— Start of Information provided —
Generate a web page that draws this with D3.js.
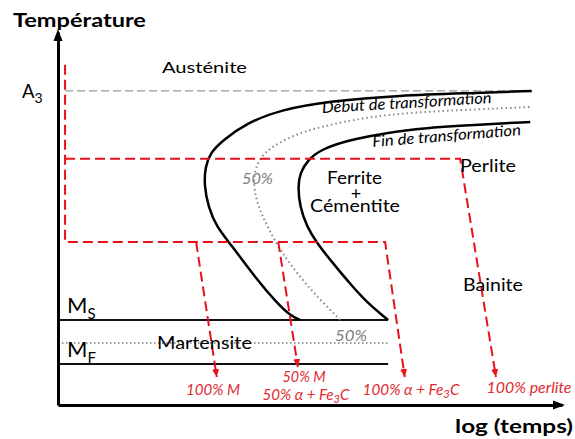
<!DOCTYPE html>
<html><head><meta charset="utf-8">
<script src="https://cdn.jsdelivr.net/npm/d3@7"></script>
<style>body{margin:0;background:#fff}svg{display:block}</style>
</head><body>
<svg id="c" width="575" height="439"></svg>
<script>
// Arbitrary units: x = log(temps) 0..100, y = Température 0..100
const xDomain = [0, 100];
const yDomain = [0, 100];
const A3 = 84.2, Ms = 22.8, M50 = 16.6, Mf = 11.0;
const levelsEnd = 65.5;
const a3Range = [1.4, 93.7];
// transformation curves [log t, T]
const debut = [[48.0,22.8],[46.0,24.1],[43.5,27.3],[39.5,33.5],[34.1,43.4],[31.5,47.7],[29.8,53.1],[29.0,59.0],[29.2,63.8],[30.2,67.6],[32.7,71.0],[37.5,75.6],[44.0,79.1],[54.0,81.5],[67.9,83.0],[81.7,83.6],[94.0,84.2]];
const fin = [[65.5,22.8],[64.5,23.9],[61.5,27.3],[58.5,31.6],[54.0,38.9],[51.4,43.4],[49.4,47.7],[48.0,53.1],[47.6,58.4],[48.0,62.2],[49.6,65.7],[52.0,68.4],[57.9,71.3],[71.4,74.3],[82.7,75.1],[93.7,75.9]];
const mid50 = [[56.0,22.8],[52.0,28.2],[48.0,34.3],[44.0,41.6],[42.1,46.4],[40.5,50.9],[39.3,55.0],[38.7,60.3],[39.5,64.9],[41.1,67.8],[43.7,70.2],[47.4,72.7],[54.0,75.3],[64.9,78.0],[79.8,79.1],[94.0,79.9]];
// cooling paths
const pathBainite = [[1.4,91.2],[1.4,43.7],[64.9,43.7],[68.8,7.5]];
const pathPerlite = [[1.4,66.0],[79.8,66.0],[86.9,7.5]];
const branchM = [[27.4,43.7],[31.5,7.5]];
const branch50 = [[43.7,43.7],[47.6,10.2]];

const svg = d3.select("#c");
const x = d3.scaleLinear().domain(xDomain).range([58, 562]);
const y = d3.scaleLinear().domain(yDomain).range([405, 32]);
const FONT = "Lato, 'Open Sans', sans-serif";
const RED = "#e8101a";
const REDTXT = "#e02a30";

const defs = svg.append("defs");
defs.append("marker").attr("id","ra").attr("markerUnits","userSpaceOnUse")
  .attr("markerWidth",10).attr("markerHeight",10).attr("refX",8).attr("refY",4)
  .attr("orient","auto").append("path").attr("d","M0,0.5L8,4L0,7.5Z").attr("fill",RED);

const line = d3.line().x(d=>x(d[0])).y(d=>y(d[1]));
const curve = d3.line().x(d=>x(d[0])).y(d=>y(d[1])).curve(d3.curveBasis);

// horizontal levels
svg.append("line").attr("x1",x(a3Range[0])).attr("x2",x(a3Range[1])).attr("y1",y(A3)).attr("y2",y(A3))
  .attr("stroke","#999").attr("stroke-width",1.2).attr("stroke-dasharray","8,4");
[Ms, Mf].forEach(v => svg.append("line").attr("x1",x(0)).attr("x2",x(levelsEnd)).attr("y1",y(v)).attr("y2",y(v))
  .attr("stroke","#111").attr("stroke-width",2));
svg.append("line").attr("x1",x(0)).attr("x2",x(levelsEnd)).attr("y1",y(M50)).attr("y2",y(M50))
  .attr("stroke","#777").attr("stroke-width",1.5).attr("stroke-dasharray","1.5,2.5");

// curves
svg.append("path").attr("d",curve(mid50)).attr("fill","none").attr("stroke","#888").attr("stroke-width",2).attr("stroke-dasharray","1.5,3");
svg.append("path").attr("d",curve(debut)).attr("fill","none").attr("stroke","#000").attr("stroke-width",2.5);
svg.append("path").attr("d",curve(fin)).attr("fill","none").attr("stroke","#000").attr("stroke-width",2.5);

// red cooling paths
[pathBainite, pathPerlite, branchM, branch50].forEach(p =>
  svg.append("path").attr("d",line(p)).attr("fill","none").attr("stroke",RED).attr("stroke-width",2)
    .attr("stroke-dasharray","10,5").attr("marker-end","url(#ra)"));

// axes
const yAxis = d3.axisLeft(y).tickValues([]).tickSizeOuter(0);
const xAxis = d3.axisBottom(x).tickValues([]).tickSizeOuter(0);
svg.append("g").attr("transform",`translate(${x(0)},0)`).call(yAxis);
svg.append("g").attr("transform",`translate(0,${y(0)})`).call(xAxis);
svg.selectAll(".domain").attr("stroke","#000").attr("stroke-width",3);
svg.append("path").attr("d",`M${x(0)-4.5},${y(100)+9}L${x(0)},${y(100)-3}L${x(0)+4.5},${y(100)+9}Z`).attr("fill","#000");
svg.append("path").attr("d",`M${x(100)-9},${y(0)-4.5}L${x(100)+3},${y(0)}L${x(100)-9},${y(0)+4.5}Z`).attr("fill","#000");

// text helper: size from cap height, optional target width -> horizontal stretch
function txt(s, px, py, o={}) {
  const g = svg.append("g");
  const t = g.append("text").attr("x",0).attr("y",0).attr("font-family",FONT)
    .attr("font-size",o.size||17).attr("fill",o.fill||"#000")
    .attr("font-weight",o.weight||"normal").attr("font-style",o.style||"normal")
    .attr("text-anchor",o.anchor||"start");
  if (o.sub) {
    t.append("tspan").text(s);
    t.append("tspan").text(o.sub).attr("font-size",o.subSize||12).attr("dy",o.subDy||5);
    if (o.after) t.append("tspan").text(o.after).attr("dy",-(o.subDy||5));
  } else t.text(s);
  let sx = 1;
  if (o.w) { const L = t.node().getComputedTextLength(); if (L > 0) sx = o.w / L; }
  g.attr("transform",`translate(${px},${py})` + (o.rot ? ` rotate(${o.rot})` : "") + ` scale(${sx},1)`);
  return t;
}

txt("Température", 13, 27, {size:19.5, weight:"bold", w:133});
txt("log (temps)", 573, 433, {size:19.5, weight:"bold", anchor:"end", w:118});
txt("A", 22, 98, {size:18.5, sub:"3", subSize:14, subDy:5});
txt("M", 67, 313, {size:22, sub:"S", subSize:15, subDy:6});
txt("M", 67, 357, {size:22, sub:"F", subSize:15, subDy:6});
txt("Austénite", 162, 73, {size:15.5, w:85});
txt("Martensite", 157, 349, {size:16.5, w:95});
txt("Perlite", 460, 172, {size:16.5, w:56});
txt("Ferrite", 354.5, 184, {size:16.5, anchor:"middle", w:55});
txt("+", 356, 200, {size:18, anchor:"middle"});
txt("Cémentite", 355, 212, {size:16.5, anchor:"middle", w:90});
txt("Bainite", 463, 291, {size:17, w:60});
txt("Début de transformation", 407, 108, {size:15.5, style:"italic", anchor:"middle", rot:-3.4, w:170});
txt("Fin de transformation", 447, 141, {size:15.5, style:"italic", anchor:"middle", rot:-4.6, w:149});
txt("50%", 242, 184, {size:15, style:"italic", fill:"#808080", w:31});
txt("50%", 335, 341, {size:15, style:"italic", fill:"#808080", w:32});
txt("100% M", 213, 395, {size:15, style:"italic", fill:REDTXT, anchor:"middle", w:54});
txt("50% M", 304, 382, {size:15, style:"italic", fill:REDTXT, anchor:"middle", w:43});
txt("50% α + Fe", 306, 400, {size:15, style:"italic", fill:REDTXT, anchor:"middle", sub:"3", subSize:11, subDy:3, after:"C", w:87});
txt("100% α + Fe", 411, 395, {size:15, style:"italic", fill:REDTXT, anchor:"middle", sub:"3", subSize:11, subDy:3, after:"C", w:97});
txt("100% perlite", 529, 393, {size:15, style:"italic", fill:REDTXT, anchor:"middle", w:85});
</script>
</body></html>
— End of Information provided —
» **Problem to work on**
Omit the pictures, then output the rest of the listing exactly.

» **Full output**
Generate a web page that draws this with D3.js.
<!DOCTYPE html>
<html><head><meta charset="utf-8">
<script src="https://cdn.jsdelivr.net/npm/d3@7"></script>
<style>body{margin:0;background:#fff}svg{display:block}</style>
</head><body>
<svg id="c" width="575" height="439"></svg>
<script>
// Arbitrary units: x = log(temps) 0..100, y = Température 0..100
const xDomain = [0, 100];
const yDomain = [0, 100];
const A3 = 84.2, Ms = 22.8, M50 = 16.6, Mf = 11.0;
const levelsEnd = 65.5;
const a3Range = [1.4, 93.7];
// transformation curves [log t, T]
const debut = [[48.0,22.8],[46.0,24.1],[43.5,27.3],[39.5,33.5],[34.1,43.4],[31.5,47.7],[29.8,53.1],[29.0,59.0],[29.2,63.8],[30.2,67.6],[32.7,71.0],[37.5,75.6],[44.0,79.1],[54.0,81.5],[67.9,83.0],[81.7,83.6],[94.0,84.2]];
const fin = [[65.5,22.8],[64.5,23.9],[61.5,27.3],[58.5,31.6],[54.0,38.9],[51.4,43.4],[49.4,47.7],[48.0,53.1],[47.6,58.4],[48.0,62.2],[49.6,65.7],[52.0,68.4],[57.9,71.3],[71.4,74.3],[82.7,75.1],[93.7,75.9]];
const mid50 = [[56.0,22.8],[52.0,28.2],[48.0,34.3],[44.0,41.6],[42.1,46.4],[40.5,50.9],[39.3,55.0],[38.7,60.3],[39.5,64.9],[41.1,67.8],[43.7,70.2],[47.4,72.7],[54.0,75.3],[64.9,78.0],[79.8,79.1],[94.0,79.9]];
// cooling paths
const pathBainite = [[1.4,91.2],[1.4,43.7],[64.9,43.7],[68.8,7.5]];
const pathPerlite = [[1.4,66.0],[79.8,66.0],[86.9,7.5]];
const branchM = [[27.4,43.7],[31.5,7.5]];
const branch50 = [[43.7,43.7],[47.6,10.2]];

const svg = d3.select("#c");
const x = d3.scaleLinear().domain(xDomain).range([58, 562]);
const y = d3.scaleLinear().domain(yDomain).range([405, 32]);
const FONT = "Lato, 'Open Sans', sans-serif";
const RED = "#e8101a";
const REDTXT = "#e02a30";

const defs = svg.append("defs");
defs.append("marker").attr("id","ra").attr("markerUnits","userSpaceOnUse")
  .attr("markerWidth",10).attr("markerHeight",10).attr("refX",8).attr("refY",4)
  .attr("orient","auto").append("path").attr("d","M0,0.5L8,4L0,7.5Z").attr("fill",RED);

const line = d3.line().x(d=>x(d[0])).y(d=>y(d[1]));
const curve = d3.line().x(d=>x(d[0])).y(d=>y(d[1])).curve(d3.curveBasis);

// horizontal levels
svg.append("line").attr("x1",x(a3Range[0])).attr("x2",x(a3Range[1])).attr("y1",y(A3)).attr("y2",y(A3))
  .attr("stroke","#999").attr("stroke-width",1.2).attr("stroke-dasharray","8,4");
[Ms, Mf].forEach(v => svg.append("line").attr("x1",x(0)).attr("x2",x(levelsEnd)).attr("y1",y(v)).attr("y2",y(v))
  .attr("stroke","#111").attr("stroke-width",2));
svg.append("line").attr("x1",x(0)).attr("x2",x(levelsEnd)).attr("y1",y(M50)).attr("y2",y(M50))
  .attr("stroke","#777").attr("stroke-width",1.5).attr("stroke-dasharray","1.5,2.5");

// curves
svg.append("path").attr("d",curve(mid50)).attr("fill","none").attr("stroke","#888").attr("stroke-width",2).attr("stroke-dasharray","1.5,3");
svg.append("path").attr("d",curve(debut)).attr("fill","none").attr("stroke","#000").attr("stroke-width",2.5);
svg.append("path").attr("d",curve(fin)).attr("fill","none").attr("stroke","#000").attr("stroke-width",2.5);

// red cooling paths
[pathBainite, pathPerlite, branchM, branch50].forEach(p =>
  svg.append("path").attr("d",line(p)).attr("fill","none").attr("stroke",RED).attr("stroke-width",2)
    .attr("stroke-dasharray","10,5").attr("marker-end","url(#ra)"));

// axes
const yAxis = d3.axisLeft(y).tickValues([]).tickSizeOuter(0);
const xAxis = d3.axisBottom(x).tickValues([]).tickSizeOuter(0);
svg.append("g").attr("transform",`translate(${x(0)},0)`).call(yAxis);
svg.append("g").attr("transform",`translate(0,${y(0)})`).call(xAxis);
svg.selectAll(".domain").attr("stroke","#000").attr("stroke-width",3);
svg.append("path").attr("d",`M${x(0)-4.5},${y(100)+9}L${x(0)},${y(100)-3}L${x(0)+4.5},${y(100)+9}Z`).attr("fill","#000");
svg.append("path").attr("d",`M${x(100)-9},${y(0)-4.5}L${x(100)+3},${y(0)}L${x(100)-9},${y(0)+4.5}Z`).attr("fill","#000");

// text helper: size from cap height, optional target width -> horizontal stretch
function txt(s, px, py, o={}) {
  const g = svg.append("g");
  const t = g.append("text").attr("x",0).attr("y",0).attr("font-family",FONT)
    .attr("font-size",o.size||17).attr("fill",o.fill||"#000")
    .attr("font-weight",o.weight||"normal").attr("font-style",o.style||"normal")
    .attr("text-anchor",o.anchor||"start");
  if (o.sub) {
    t.append("tspan").text(s);
    t.append("tspan").text(o.sub).attr("font-size",o.subSize||12).attr("dy",o.subDy||5);
    if (o.after) t.append("tspan").text(o.after).attr("dy",-(o.subDy||5));
  } else t.text(s);
  let sx = 1;
  if (o.w) { const L = t.node().getComputedTextLength(); if (L > 0) sx = o.w / L; }
  g.attr("transform",`translate(${px},${py})` + (o.rot ? ` rotate(${o.rot})` : "") + ` scale(${sx},1)`);
  return t;
}

txt("Température", 13, 27, {size:19.5, weight:"bold", w:133});
txt("log (temps)", 573, 433, {size:19.5, weight:"bold", anchor:"end", w:118});
txt("A", 22, 98, {size:18.5, sub:"3", subSize:14, subDy:5});
txt("M", 67, 313, {size:22, sub:"S", subSize:15, subDy:6});
txt("M", 67, 357, {size:22, sub:"F", subSize:15, subDy:6});
txt("Austénite", 162, 73, {size:15.5, w:85});
txt("Martensite", 157, 349, {size:16.5, w:95});
txt("Perlite", 460, 172, {size:16.5, w:56});
txt("Ferrite", 354.5, 184, {size:16.5, anchor:"middle", w:55});
txt("+", 356, 200, {size:18, anchor:"middle"});
txt("Cémentite", 355, 212, {size:16.5, anchor:"middle", w:90});
txt("Bainite", 463, 291, {size:17, w:60});
txt("Début de transformation", 407, 108, {size:15.5, style:"italic", anchor:"middle", rot:-3.4, w:170});
txt("Fin de transformation", 447, 141, {size:15.5, style:"italic", anchor:"middle", rot:-4.6, w:149});
txt("50%", 242, 184, {size:15, style:"italic", fill:"#808080", w:31});
txt("50%", 335, 341, {size:15, style:"italic", fill:"#808080", w:32});
txt("100% M", 213, 395, {size:15, style:"italic", fill:REDTXT, anchor:"middle", w:54});
txt("50% M", 304, 382, {size:15, style:"italic", fill:REDTXT, anchor:"middle", w:43});
txt("50% α + Fe", 306, 400, {size:15, style:"italic", fill:REDTXT, anchor:"middle", sub:"3", subSize:11, subDy:3, after:"C", w:87});
txt("100% α + Fe", 411, 395, {size:15, style:"italic", fill:REDTXT, anchor:"middle", sub:"3", subSize:11, subDy:3, after:"C", w:97});
txt("100% perlite", 529, 393, {size:15, style:"italic", fill:REDTXT, anchor:"middle", w:85});
</script>
</body></html>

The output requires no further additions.